7.Interest rate risk
Interest rates in the countries in which the Fund’s assets will be invested may be subject to fluctuations. Any such fluctuations may have a direct effect on the income received by the Fund and its capital value. Bonds are particularly susceptible to interest rate changes and may experience significant price volatility. The prices of bonds generally increase when interest rates decline and decrease when interest rates rise. Longer term bonds are usually more sensitive to interest rate changes. As a result, investors may get back less than they originally invested.

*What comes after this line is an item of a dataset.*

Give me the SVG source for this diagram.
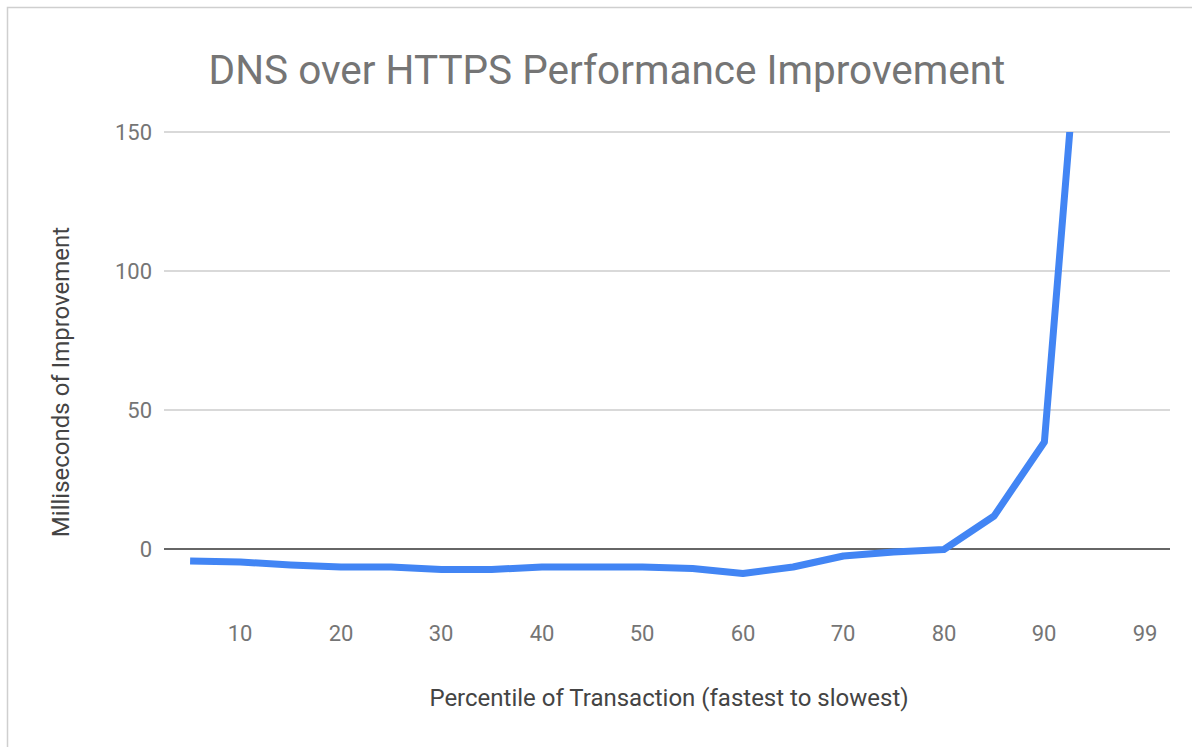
<svg xmlns="http://www.w3.org/2000/svg" width="1192" height="747" viewBox="0 0 1192 747">
<style>
.title{font-family:Roboto,"Liberation Sans",sans-serif;font-size:40.5px;fill:#757575}
.tick{font-family:Roboto,"Liberation Sans",sans-serif;font-size:22px;fill:#757575}
.axt{font-family:Roboto,"Liberation Sans",sans-serif;font-size:24px;fill:#444}
.grid{stroke:#cccccc;stroke-width:1.5;fill:none}
</style>
<defs>
<clipPath id="plot"><rect x="164" y="132" width="1006" height="500"/></clipPath>
</defs>
<rect width="1192" height="747" fill="#fff"/>
<path d="M7.5 747 V7.5 H1192" fill="none" stroke="#cfcfcf" stroke-width="1.5"/>
<g id="title"><text class="title" x="607" y="84" text-anchor="middle">DNS over HTTPS Performance Improvement</text></g>
<g id="gridlines">
<line class="grid" x1="164" y1="132" x2="1170" y2="132"/>
<line class="grid" x1="164" y1="271" x2="1170" y2="271"/>
<line class="grid" x1="164" y1="410" x2="1170" y2="410"/>
</g>
<g id="y-axis">
<text class="tick" x="152" y="140" text-anchor="end">150</text>
<text class="tick" x="152" y="279" text-anchor="end">100</text>
<text class="tick" x="152" y="418" text-anchor="end">50</text>
<text class="tick" x="152" y="557" text-anchor="end">0</text>
<text class="axt" transform="translate(69 382) rotate(-90)" text-anchor="middle">Milliseconds of Improvement</text>
</g>
<g id="x-axis">
<text class="tick" x="240" y="641" text-anchor="middle">10</text>
<text class="tick" x="341" y="641" text-anchor="middle">20</text>
<text class="tick" x="441" y="641" text-anchor="middle">30</text>
<text class="tick" x="542" y="641" text-anchor="middle">40</text>
<text class="tick" x="642" y="641" text-anchor="middle">50</text>
<text class="tick" x="743" y="641" text-anchor="middle">60</text>
<text class="tick" x="843" y="641" text-anchor="middle">70</text>
<text class="tick" x="944" y="641" text-anchor="middle">80</text>
<text class="tick" x="1044" y="641" text-anchor="middle">90</text>
<text class="tick" x="1145" y="641" text-anchor="middle">99</text>
<text class="axt" x="669" y="706" text-anchor="middle">Percentile of Transaction (fastest to slowest)</text>
</g>
<g id="connectors">
<line x1="164" y1="549" x2="1170" y2="549" stroke="#333" stroke-width="1.5"/>
<polyline clip-path="url(#plot)" fill="none" stroke="#4285f4" stroke-width="7" stroke-linejoin="round" stroke-linecap="butt" points="190.1,561 240.4,562 290.6,565 340.9,567 391.1,567 441.4,569.5 491.6,569.5 541.9,567 592.1,567 642.4,567 692.6,568.5 742.9,573.5 793.1,567 843.4,556 893.6,552 943.9,549.5 994.1,516 1044.4,442 1094.6,-172"/>
</g>
</svg>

8.Asset Backed Securities (“ABS”) and Mortgage Backed Securities (“MBS”) risk
ABS and MBS are securities that entitle the holders thereof to receive payments that are primarily dependent upon the cash flow arising from a specified pool of financial assets. The obligations associated with these securities may be subject to greater credit, liquidity and interest rate risk compared to other debt securities such as government issued bonds. ABS and MBS are often exposed to extension and prepayment risks that may have a substantial impact on the timing and size of the cashflows paid by the securities and may negatively impact the returns of the securities.
9.Investment risk
The value of the Fund’s holdings may fall. Investors may be subject to substantial losses.
10.Liquidity risk
Lack of liquidity may adversely affect the ease of disposal of assets. The absence of reliable pricing information in a particular security held by the Fund may make it difficult to access reliably the market value of assets. As a result, investors may get back less than they originally invested.

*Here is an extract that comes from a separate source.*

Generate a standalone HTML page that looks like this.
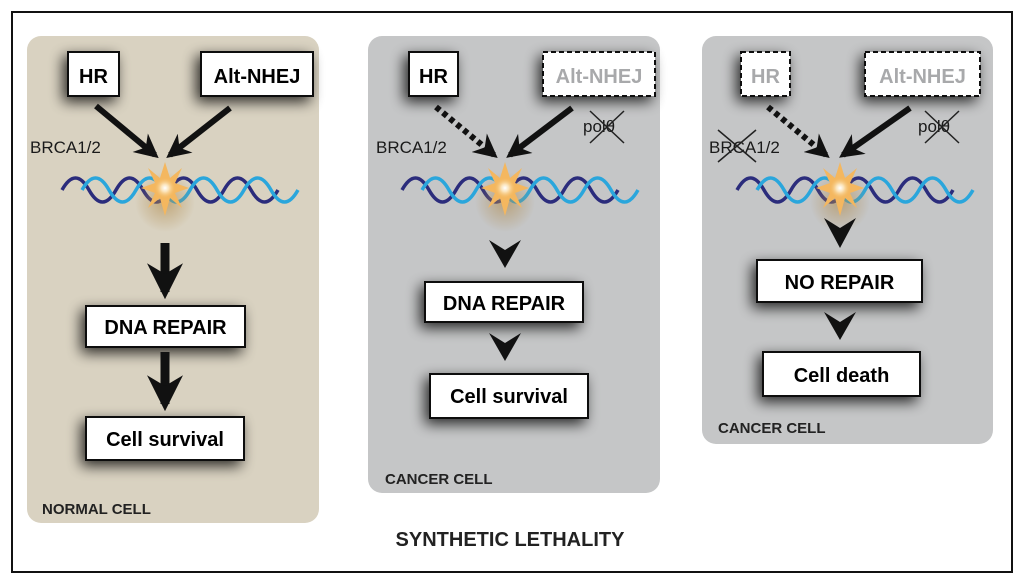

11.Payment of distributions out of capital risk
The Fund may at its discretion pay dividends out of capital. The Fund may also at its discretion pay dividends out of gross income while charging all or part of the Fund’s fees and expenses to the capital of the Fund, resulting in an increase in distributable amount for the payment of dividends and therefore, effectively paying dividends out of realised, unrealised capital gains or capital. Investors should note that, share classes of the Fund which pay dividends may distribute not only investment income, but also realised and unrealised capital gains or capital. Payment of dividends out of capital amounts to a return or withdrawal of part of an investor’s original investment or from any capital gains attributable to that original investment, as a result, the capital that the Fund has available for investment in the future and capital growth may be reduced. Any dividend payments, irrespective of whether such payment is made up or effectively made up out of income, realised and unrealised capital gains or capital, may result in an immediate reduction of the net asset value per share. A high distribution yield does not imply a positive or high return on the total investment.